Houthis earn billions of dollars in return for ships safe passage

shipowners resort to bungs in exchange for safe passage

Yemen-based Houthi rebels with likely links to other terrorist organisations including Al-Qaeda and Al Shabaab are thought to be earning billions of dollars from shipowners paying huge tolls to grant their ships safe passage through the Bab el-Mandeb Strait and the southern Red Sea.

Arab press reports cite a 537-page report compiled by a United Nations (UN) expert panel on Yemen which is said to claim that the Houthis are earning up to $180 million a month from ship operators seeking to avoid the far longer and more expensive voyage round the Cape of Good Hope.

According to the UN experts, the Iranian-backed Houthis have now transformed from a relatively small local resistance group into a powerful regional force.

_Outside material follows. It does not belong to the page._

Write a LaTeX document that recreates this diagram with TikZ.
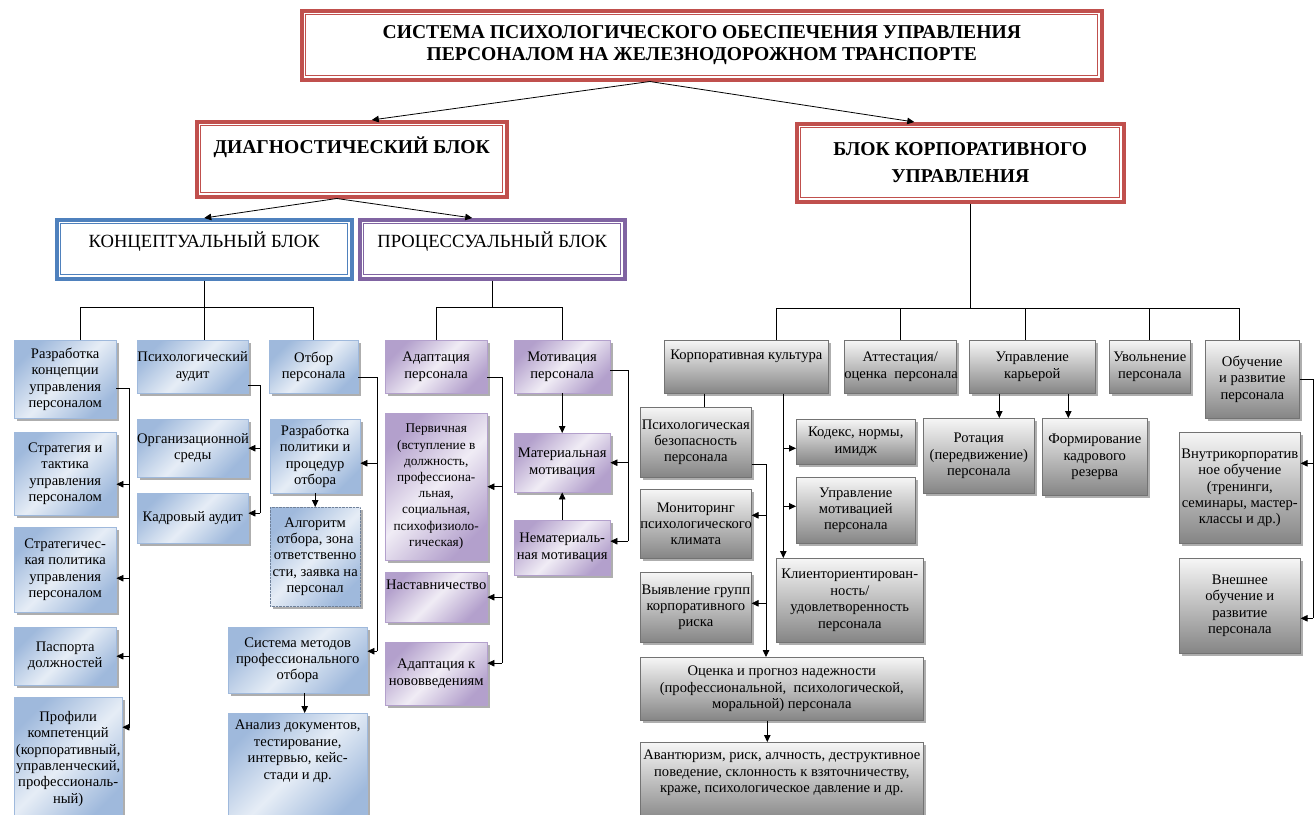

On Sunday evening, the Yemeni Armed Forces issued a statement warning against selling, changing flag, or transferring maritime assets in moves to avoid punitive measures imposed by the Yemeni Republic on ships and their owners.

There is growing concern in global shipping circles that the escalating crisis in the Red Sea that has become a wider regional conflict will now be far more difficult to resolve. And, if the reports of shipowners resorting to bungs in exchange for safe passage have any basis in truth, the Houthis are unlikely to forego this rich new revenue stream any time soon.

Conflict in the Red Sea has already blown a $6 billion hole in Egyptian revenue from the Suez Canal, the country’s Foreign Minister Badr Abdelatty told IMO Secretary General, Arsenio Dominguez in a meeting last Friday. But if the passage between the Indian Ocean and the Mediterranean Sea were blocked for a longer period, the cost to the global economy could make this look like small change.